>> begin Supplied material
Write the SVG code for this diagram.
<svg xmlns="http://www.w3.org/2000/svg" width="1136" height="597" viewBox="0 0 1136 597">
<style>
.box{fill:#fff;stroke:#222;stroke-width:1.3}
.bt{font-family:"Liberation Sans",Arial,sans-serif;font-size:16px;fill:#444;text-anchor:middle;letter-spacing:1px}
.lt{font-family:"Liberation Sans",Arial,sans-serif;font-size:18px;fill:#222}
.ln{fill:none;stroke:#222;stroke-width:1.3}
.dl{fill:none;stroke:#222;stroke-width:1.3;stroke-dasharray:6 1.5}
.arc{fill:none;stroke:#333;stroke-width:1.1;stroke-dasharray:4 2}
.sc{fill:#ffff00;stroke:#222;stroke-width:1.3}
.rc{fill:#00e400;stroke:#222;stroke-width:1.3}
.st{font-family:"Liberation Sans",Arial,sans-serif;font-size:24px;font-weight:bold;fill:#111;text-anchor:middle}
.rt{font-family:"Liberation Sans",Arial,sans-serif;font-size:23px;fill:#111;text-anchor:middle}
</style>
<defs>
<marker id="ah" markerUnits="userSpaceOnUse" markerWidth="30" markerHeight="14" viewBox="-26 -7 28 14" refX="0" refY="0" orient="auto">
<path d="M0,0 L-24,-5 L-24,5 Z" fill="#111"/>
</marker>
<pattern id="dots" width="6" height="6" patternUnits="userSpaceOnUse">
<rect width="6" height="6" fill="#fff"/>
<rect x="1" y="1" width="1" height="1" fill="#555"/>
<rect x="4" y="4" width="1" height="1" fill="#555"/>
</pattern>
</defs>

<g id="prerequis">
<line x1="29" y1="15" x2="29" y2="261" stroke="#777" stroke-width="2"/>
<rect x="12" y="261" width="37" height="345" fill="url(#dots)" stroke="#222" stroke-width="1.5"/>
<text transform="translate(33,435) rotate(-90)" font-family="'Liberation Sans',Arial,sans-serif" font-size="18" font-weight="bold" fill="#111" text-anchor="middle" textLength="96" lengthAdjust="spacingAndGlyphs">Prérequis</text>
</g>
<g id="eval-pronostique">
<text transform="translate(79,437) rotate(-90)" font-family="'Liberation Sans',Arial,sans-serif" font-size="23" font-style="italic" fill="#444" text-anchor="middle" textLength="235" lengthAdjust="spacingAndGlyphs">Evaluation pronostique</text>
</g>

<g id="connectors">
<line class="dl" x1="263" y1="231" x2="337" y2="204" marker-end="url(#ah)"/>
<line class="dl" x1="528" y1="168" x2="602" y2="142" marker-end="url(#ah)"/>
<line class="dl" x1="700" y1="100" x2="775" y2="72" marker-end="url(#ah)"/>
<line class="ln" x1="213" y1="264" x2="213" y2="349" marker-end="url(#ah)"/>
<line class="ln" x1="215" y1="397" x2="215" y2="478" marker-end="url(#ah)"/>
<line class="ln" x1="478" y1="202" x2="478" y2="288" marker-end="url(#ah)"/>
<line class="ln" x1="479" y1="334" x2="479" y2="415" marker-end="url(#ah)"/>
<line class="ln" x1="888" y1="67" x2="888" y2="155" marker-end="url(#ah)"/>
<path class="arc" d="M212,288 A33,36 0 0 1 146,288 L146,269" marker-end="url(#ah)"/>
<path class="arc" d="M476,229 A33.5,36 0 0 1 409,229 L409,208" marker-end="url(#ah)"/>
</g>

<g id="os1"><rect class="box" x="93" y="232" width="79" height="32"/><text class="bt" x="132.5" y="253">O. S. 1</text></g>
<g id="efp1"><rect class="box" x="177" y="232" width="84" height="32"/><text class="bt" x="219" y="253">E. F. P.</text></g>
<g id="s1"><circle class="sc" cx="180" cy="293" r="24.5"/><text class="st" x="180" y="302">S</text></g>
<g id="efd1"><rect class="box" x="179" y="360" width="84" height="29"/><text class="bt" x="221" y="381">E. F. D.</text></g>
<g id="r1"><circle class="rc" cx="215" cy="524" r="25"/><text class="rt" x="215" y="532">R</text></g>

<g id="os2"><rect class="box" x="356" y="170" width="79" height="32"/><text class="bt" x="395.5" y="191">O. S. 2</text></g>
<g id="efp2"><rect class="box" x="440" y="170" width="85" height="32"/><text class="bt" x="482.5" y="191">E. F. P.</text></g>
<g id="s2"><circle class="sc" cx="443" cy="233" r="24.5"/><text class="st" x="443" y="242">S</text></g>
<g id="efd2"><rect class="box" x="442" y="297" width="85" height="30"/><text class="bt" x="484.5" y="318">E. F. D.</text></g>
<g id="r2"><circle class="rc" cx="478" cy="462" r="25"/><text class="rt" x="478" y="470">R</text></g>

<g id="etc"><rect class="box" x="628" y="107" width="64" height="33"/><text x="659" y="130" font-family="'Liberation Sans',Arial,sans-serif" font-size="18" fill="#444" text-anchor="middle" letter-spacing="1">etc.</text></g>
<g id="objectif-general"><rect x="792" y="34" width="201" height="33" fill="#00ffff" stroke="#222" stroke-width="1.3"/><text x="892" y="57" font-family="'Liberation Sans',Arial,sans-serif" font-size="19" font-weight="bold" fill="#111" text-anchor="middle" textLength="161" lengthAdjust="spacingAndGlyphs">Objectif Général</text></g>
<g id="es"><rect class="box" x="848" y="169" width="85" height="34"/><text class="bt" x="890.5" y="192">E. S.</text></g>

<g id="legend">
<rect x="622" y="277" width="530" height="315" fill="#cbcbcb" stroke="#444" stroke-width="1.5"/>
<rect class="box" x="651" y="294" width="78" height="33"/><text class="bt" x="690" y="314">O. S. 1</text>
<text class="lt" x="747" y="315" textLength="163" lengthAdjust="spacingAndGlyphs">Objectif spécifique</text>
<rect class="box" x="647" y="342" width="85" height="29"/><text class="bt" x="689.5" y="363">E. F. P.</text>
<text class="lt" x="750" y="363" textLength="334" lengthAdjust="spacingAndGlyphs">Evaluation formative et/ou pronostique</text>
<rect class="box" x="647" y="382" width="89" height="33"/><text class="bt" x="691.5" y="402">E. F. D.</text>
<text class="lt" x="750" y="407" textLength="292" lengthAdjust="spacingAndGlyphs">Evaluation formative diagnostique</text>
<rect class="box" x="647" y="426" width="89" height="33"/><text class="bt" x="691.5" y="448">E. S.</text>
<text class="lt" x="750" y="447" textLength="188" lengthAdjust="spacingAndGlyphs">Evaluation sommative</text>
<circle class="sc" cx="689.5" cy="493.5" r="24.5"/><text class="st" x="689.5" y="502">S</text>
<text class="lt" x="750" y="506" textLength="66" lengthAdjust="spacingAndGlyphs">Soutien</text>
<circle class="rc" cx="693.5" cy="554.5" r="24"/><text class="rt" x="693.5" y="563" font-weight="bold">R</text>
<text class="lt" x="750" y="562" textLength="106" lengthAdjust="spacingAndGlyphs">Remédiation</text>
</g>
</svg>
>> end Supplied material
# Goal of the exercise
Print the listing above in full, exactly as it is.

# Output of the task
Write the SVG code for this diagram.
<svg xmlns="http://www.w3.org/2000/svg" width="1136" height="597" viewBox="0 0 1136 597">
<style>
.box{fill:#fff;stroke:#222;stroke-width:1.3}
.bt{font-family:"Liberation Sans",Arial,sans-serif;font-size:16px;fill:#444;text-anchor:middle;letter-spacing:1px}
.lt{font-family:"Liberation Sans",Arial,sans-serif;font-size:18px;fill:#222}
.ln{fill:none;stroke:#222;stroke-width:1.3}
.dl{fill:none;stroke:#222;stroke-width:1.3;stroke-dasharray:6 1.5}
.arc{fill:none;stroke:#333;stroke-width:1.1;stroke-dasharray:4 2}
.sc{fill:#ffff00;stroke:#222;stroke-width:1.3}
.rc{fill:#00e400;stroke:#222;stroke-width:1.3}
.st{font-family:"Liberation Sans",Arial,sans-serif;font-size:24px;font-weight:bold;fill:#111;text-anchor:middle}
.rt{font-family:"Liberation Sans",Arial,sans-serif;font-size:23px;fill:#111;text-anchor:middle}
</style>
<defs>
<marker id="ah" markerUnits="userSpaceOnUse" markerWidth="30" markerHeight="14" viewBox="-26 -7 28 14" refX="0" refY="0" orient="auto">
<path d="M0,0 L-24,-5 L-24,5 Z" fill="#111"/>
</marker>
<pattern id="dots" width="6" height="6" patternUnits="userSpaceOnUse">
<rect width="6" height="6" fill="#fff"/>
<rect x="1" y="1" width="1" height="1" fill="#555"/>
<rect x="4" y="4" width="1" height="1" fill="#555"/>
</pattern>
</defs>

<g id="prerequis">
<line x1="29" y1="15" x2="29" y2="261" stroke="#777" stroke-width="2"/>
<rect x="12" y="261" width="37" height="345" fill="url(#dots)" stroke="#222" stroke-width="1.5"/>
<text transform="translate(33,435) rotate(-90)" font-family="'Liberation Sans',Arial,sans-serif" font-size="18" font-weight="bold" fill="#111" text-anchor="middle" textLength="96" lengthAdjust="spacingAndGlyphs">Prérequis</text>
</g>
<g id="eval-pronostique">
<text transform="translate(79,437) rotate(-90)" font-family="'Liberation Sans',Arial,sans-serif" font-size="23" font-style="italic" fill="#444" text-anchor="middle" textLength="235" lengthAdjust="spacingAndGlyphs">Evaluation pronostique</text>
</g>

<g id="connectors">
<line class="dl" x1="263" y1="231" x2="337" y2="204" marker-end="url(#ah)"/>
<line class="dl" x1="528" y1="168" x2="602" y2="142" marker-end="url(#ah)"/>
<line class="dl" x1="700" y1="100" x2="775" y2="72" marker-end="url(#ah)"/>
<line class="ln" x1="213" y1="264" x2="213" y2="349" marker-end="url(#ah)"/>
<line class="ln" x1="215" y1="397" x2="215" y2="478" marker-end="url(#ah)"/>
<line class="ln" x1="478" y1="202" x2="478" y2="288" marker-end="url(#ah)"/>
<line class="ln" x1="479" y1="334" x2="479" y2="415" marker-end="url(#ah)"/>
<line class="ln" x1="888" y1="67" x2="888" y2="155" marker-end="url(#ah)"/>
<path class="arc" d="M212,288 A33,36 0 0 1 146,288 L146,269" marker-end="url(#ah)"/>
<path class="arc" d="M476,229 A33.5,36 0 0 1 409,229 L409,208" marker-end="url(#ah)"/>
</g>

<g id="os1"><rect class="box" x="93" y="232" width="79" height="32"/><text class="bt" x="132.5" y="253">O. S. 1</text></g>
<g id="efp1"><rect class="box" x="177" y="232" width="84" height="32"/><text class="bt" x="219" y="253">E. F. P.</text></g>
<g id="s1"><circle class="sc" cx="180" cy="293" r="24.5"/><text class="st" x="180" y="302">S</text></g>
<g id="efd1"><rect class="box" x="179" y="360" width="84" height="29"/><text class="bt" x="221" y="381">E. F. D.</text></g>
<g id="r1"><circle class="rc" cx="215" cy="524" r="25"/><text class="rt" x="215" y="532">R</text></g>

<g id="os2"><rect class="box" x="356" y="170" width="79" height="32"/><text class="bt" x="395.5" y="191">O. S. 2</text></g>
<g id="efp2"><rect class="box" x="440" y="170" width="85" height="32"/><text class="bt" x="482.5" y="191">E. F. P.</text></g>
<g id="s2"><circle class="sc" cx="443" cy="233" r="24.5"/><text class="st" x="443" y="242">S</text></g>
<g id="efd2"><rect class="box" x="442" y="297" width="85" height="30"/><text class="bt" x="484.5" y="318">E. F. D.</text></g>
<g id="r2"><circle class="rc" cx="478" cy="462" r="25"/><text class="rt" x="478" y="470">R</text></g>

<g id="etc"><rect class="box" x="628" y="107" width="64" height="33"/><text x="659" y="130" font-family="'Liberation Sans',Arial,sans-serif" font-size="18" fill="#444" text-anchor="middle" letter-spacing="1">etc.</text></g>
<g id="objectif-general"><rect x="792" y="34" width="201" height="33" fill="#00ffff" stroke="#222" stroke-width="1.3"/><text x="892" y="57" font-family="'Liberation Sans',Arial,sans-serif" font-size="19" font-weight="bold" fill="#111" text-anchor="middle" textLength="161" lengthAdjust="spacingAndGlyphs">Objectif Général</text></g>
<g id="es"><rect class="box" x="848" y="169" width="85" height="34"/><text class="bt" x="890.5" y="192">E. S.</text></g>

<g id="legend">
<rect x="622" y="277" width="530" height="315" fill="#cbcbcb" stroke="#444" stroke-width="1.5"/>
<rect class="box" x="651" y="294" width="78" height="33"/><text class="bt" x="690" y="314">O. S. 1</text>
<text class="lt" x="747" y="315" textLength="163" lengthAdjust="spacingAndGlyphs">Objectif spécifique</text>
<rect class="box" x="647" y="342" width="85" height="29"/><text class="bt" x="689.5" y="363">E. F. P.</text>
<text class="lt" x="750" y="363" textLength="334" lengthAdjust="spacingAndGlyphs">Evaluation formative et/ou pronostique</text>
<rect class="box" x="647" y="382" width="89" height="33"/><text class="bt" x="691.5" y="402">E. F. D.</text>
<text class="lt" x="750" y="407" textLength="292" lengthAdjust="spacingAndGlyphs">Evaluation formative diagnostique</text>
<rect class="box" x="647" y="426" width="89" height="33"/><text class="bt" x="691.5" y="448">E. S.</text>
<text class="lt" x="750" y="447" textLength="188" lengthAdjust="spacingAndGlyphs">Evaluation sommative</text>
<circle class="sc" cx="689.5" cy="493.5" r="24.5"/><text class="st" x="689.5" y="502">S</text>
<text class="lt" x="750" y="506" textLength="66" lengthAdjust="spacingAndGlyphs">Soutien</text>
<circle class="rc" cx="693.5" cy="554.5" r="24"/><text class="rt" x="693.5" y="563" font-weight="bold">R</text>
<text class="lt" x="750" y="562" textLength="106" lengthAdjust="spacingAndGlyphs">Remédiation</text>
</g>
</svg>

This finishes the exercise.